─── Task input

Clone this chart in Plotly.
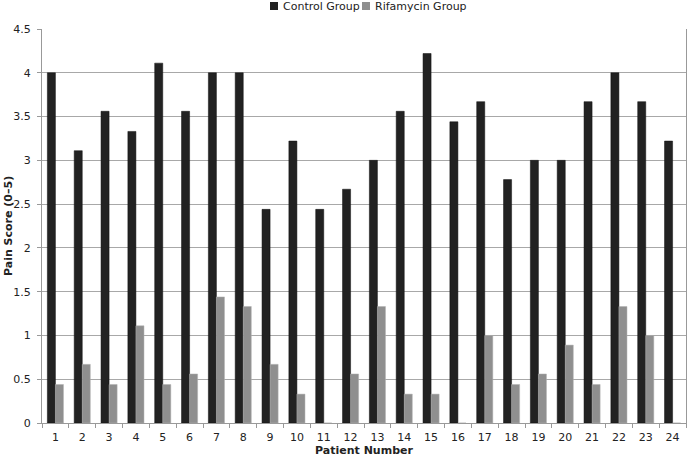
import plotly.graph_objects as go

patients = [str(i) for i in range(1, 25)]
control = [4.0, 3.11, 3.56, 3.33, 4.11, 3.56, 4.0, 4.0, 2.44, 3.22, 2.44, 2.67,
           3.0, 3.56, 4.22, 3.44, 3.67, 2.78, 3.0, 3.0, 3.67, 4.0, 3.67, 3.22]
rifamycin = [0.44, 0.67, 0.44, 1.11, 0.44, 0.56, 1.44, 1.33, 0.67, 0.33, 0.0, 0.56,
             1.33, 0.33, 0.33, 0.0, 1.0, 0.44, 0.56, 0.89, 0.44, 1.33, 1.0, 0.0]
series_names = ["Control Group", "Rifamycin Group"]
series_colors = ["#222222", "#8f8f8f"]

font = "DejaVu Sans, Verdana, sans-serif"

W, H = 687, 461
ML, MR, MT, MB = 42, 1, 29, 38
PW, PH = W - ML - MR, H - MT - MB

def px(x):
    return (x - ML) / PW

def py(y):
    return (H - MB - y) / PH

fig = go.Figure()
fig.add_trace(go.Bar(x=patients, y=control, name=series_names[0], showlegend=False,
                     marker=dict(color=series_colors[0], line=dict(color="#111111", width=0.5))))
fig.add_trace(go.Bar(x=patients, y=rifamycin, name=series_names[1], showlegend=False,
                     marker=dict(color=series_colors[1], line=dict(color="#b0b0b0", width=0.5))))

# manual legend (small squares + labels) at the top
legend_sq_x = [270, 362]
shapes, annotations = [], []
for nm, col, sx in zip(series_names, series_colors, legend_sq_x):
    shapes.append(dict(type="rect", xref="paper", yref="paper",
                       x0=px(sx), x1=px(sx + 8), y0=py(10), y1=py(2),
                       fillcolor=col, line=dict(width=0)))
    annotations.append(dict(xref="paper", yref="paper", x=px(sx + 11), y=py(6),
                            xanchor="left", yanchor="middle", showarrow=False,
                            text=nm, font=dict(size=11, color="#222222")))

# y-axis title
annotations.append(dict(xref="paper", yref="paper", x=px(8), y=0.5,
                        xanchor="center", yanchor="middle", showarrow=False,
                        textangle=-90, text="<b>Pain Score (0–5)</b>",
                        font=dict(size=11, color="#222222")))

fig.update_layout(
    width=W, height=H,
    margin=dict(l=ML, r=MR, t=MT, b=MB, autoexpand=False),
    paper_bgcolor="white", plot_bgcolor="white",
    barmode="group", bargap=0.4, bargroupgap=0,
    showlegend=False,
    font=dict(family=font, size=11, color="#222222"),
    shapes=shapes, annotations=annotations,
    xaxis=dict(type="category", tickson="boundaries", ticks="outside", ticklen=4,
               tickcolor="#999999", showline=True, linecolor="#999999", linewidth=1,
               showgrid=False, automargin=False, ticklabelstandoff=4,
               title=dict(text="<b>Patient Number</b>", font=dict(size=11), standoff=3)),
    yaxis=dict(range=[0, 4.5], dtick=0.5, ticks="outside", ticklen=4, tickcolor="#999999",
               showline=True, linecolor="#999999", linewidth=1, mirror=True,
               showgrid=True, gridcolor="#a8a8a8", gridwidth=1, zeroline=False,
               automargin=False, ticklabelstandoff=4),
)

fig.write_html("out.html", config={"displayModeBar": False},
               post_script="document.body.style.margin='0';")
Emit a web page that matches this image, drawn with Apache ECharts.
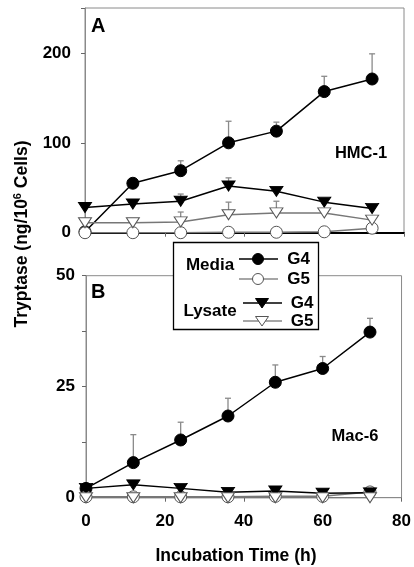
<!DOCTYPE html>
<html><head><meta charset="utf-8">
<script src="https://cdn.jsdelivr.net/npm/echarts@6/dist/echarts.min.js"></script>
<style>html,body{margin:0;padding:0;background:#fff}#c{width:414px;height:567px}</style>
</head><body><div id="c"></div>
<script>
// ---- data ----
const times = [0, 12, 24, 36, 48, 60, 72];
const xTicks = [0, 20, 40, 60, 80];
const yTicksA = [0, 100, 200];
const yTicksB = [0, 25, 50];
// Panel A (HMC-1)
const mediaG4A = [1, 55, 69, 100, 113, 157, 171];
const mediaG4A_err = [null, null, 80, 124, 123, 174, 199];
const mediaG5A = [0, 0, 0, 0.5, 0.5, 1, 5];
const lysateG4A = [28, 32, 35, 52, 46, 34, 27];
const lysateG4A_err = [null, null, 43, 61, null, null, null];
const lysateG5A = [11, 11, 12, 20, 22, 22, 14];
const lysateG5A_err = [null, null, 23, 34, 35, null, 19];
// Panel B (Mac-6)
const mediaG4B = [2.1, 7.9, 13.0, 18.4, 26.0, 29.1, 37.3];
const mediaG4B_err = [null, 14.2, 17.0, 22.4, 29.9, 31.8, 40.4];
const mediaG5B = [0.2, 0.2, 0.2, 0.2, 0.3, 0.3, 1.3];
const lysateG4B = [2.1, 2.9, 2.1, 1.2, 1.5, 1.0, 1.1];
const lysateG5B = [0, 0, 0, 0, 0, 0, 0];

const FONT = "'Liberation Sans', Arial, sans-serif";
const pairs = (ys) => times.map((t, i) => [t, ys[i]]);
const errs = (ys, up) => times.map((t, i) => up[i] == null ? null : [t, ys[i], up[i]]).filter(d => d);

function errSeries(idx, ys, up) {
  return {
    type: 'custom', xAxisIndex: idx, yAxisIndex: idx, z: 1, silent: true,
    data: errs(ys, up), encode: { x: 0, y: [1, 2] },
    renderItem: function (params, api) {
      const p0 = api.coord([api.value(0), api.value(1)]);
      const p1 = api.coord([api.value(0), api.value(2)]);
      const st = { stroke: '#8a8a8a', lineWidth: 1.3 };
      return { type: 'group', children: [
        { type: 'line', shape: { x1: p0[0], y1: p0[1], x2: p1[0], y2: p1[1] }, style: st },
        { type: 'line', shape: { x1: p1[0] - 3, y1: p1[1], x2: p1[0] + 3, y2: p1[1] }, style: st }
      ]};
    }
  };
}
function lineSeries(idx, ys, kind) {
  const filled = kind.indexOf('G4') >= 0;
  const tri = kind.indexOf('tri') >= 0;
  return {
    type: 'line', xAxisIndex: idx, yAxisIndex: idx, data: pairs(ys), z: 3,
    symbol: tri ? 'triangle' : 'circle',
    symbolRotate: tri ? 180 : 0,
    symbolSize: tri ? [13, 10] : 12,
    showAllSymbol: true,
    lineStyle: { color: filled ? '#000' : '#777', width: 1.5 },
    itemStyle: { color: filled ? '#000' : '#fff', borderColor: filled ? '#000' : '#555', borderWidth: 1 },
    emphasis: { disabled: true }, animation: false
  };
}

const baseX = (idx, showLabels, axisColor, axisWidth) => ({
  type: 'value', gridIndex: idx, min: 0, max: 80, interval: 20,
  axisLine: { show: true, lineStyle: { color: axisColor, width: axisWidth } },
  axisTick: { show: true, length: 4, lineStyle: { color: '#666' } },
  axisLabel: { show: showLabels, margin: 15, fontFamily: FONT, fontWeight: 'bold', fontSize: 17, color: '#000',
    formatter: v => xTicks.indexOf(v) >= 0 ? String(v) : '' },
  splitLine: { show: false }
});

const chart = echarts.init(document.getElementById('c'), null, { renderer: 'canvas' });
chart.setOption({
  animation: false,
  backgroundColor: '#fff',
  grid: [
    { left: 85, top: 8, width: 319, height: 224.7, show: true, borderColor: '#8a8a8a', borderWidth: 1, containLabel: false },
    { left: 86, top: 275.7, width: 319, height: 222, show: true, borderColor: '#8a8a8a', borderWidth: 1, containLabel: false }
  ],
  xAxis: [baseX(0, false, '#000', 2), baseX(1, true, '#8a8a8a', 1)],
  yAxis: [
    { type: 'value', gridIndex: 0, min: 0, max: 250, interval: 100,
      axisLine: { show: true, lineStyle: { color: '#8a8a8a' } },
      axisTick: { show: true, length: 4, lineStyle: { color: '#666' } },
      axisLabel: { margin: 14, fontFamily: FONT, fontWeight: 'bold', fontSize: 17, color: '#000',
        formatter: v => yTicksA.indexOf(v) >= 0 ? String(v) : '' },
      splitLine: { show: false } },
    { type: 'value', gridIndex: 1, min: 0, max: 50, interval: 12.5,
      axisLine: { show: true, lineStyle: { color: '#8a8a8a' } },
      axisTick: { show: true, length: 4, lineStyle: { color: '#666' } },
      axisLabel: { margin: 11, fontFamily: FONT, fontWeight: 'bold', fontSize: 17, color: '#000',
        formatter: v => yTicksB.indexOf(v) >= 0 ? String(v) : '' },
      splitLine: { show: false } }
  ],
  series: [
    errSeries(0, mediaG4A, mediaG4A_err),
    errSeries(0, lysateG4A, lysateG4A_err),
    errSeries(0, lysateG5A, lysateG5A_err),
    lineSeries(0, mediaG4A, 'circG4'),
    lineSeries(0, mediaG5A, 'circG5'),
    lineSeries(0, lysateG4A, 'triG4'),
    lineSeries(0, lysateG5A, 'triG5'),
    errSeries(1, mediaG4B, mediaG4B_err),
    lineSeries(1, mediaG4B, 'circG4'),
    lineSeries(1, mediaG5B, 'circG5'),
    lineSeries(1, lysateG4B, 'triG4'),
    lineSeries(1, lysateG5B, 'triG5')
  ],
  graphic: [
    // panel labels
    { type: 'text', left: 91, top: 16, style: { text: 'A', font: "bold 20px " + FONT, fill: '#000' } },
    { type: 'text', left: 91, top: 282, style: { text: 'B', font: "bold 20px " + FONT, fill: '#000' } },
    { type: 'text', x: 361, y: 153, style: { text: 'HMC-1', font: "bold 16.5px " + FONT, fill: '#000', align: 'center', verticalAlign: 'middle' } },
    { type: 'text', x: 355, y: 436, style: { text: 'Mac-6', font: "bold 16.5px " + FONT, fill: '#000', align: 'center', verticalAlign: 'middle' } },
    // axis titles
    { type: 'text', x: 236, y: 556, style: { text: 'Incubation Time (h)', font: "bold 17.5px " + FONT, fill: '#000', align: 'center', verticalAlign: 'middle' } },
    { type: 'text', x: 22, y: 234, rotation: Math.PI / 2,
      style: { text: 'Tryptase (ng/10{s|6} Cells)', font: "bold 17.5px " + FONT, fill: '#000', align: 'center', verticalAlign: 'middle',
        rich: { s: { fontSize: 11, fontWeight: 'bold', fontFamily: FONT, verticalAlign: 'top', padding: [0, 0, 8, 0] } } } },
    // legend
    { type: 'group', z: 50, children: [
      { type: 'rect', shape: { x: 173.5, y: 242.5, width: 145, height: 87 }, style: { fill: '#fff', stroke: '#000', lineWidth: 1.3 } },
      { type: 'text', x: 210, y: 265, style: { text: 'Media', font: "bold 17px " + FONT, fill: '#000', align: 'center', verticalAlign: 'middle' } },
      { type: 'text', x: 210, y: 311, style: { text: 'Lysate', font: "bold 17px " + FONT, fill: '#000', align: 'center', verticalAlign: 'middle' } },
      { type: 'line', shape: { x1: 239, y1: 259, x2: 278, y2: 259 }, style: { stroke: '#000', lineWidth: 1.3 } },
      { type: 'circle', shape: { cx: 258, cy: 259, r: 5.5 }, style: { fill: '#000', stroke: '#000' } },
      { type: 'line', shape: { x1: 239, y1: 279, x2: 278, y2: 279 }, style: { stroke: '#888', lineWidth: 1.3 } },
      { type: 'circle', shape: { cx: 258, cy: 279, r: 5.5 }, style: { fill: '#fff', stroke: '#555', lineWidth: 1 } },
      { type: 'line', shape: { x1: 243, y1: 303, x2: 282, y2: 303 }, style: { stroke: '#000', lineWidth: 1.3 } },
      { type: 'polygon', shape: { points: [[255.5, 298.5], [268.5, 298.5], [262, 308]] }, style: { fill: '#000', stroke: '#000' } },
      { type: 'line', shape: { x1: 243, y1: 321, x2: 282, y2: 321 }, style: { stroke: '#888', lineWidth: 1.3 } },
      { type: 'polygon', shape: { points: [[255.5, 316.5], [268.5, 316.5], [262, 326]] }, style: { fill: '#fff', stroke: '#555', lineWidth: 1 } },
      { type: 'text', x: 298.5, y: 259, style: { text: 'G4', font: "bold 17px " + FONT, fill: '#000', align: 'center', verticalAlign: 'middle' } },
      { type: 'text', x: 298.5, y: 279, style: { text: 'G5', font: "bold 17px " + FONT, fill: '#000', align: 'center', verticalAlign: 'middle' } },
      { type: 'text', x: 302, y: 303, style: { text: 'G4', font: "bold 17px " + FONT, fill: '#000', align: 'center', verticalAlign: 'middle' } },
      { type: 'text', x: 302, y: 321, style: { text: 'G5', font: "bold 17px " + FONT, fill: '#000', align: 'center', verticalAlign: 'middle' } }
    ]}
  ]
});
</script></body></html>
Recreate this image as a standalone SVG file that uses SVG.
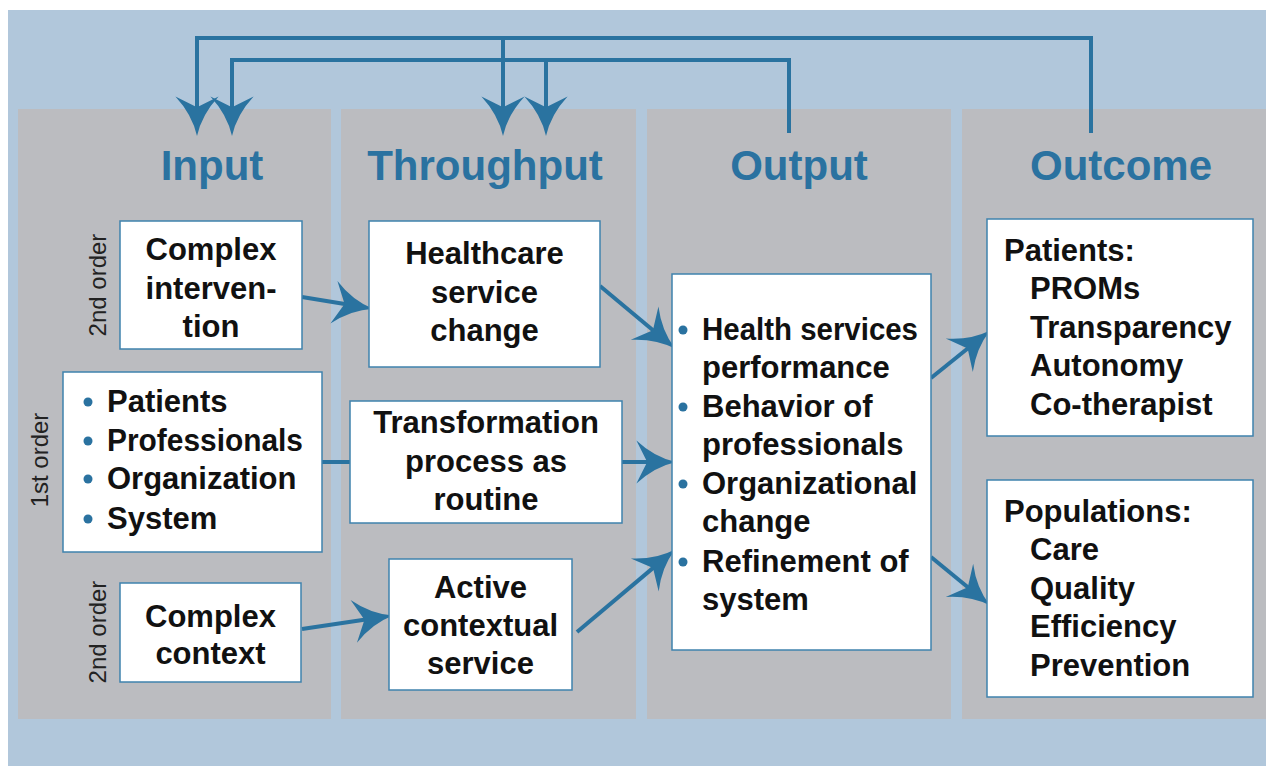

──────

**To be done:**
Find each line in the records holding the string "image" and show it.

**Exercise result:**
Emit a web page that matches this image, drawn with Apache ECharts.
Recreate this image as a standalone SVG file that uses SVG.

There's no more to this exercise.